The first Europeans to settle in what we now know as Virginia were from England. After several attempts at settlement by Humphrey Gilbert and Walter Raleigh, England finally found success with the Virginia Company at Jamestown. A total of 214 settlers left England (sailing on the Discovery, the Godspeed, and the Susan Constant) in December 1606 and arrived at their new home on May 13, 1607.

This settlement was named for the English king at the time, James I. It had a strong leader in John Smith, who almost singlehandedly kept the colony going for two years. During that time, he established peaceful relations with the nearby Native Americans, resulting in food and security; explored the surrounding countryside, looking for new places for settlement; and even drew a map of what he saw (which historians now regard as exceedingly accurate). In 1609, however, Smith returned to England. The settlers suffered while he was gone. They later called this period the "starving time." The winter was especially harsh, and Smith was not around to appease the suddenly unfriendly Native Americans. Without such a strong leader, also, the people descended into in-fighting.

The next year, a new leader arrived. This was Sir Thomas West, Lord De la Warr. He was the first governor of the colony and had the full backing of the English crown to take absolute control of the running of the colony. He was moderately successful for a number of years, helping the people survive through very hard times, including the failure of glassmaking and shipbuilding businesses. In 1622, a Native American attack significantly reduced the settler population, as did a wave of the plague later on.

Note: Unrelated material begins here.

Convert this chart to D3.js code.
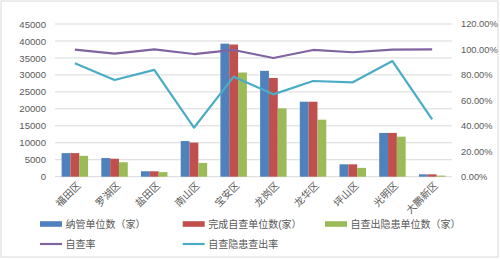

The colony survived, however, and settlements spread. One thing that happened during those lean years after John Smith's departure was the introduction of tobacco harvesting, by John Rolfe. (This was the same John Rolfe who married Pocahontas, daughter of Powhatan.) The settlers planted Orinoco and Sweet Scented seeds and exported their first crop in 1614.

The people also took a major step toward representative government with the formation of the House of Burgesses, which first met on July 30, 1619. Its first order of business was to set a minimum price for the sale of tobacco. In that same year, the arrival of African slaves increased the work potential of tobacco farmers and settlers. (Slavery would survive in Virginia for another nearly 250 years.)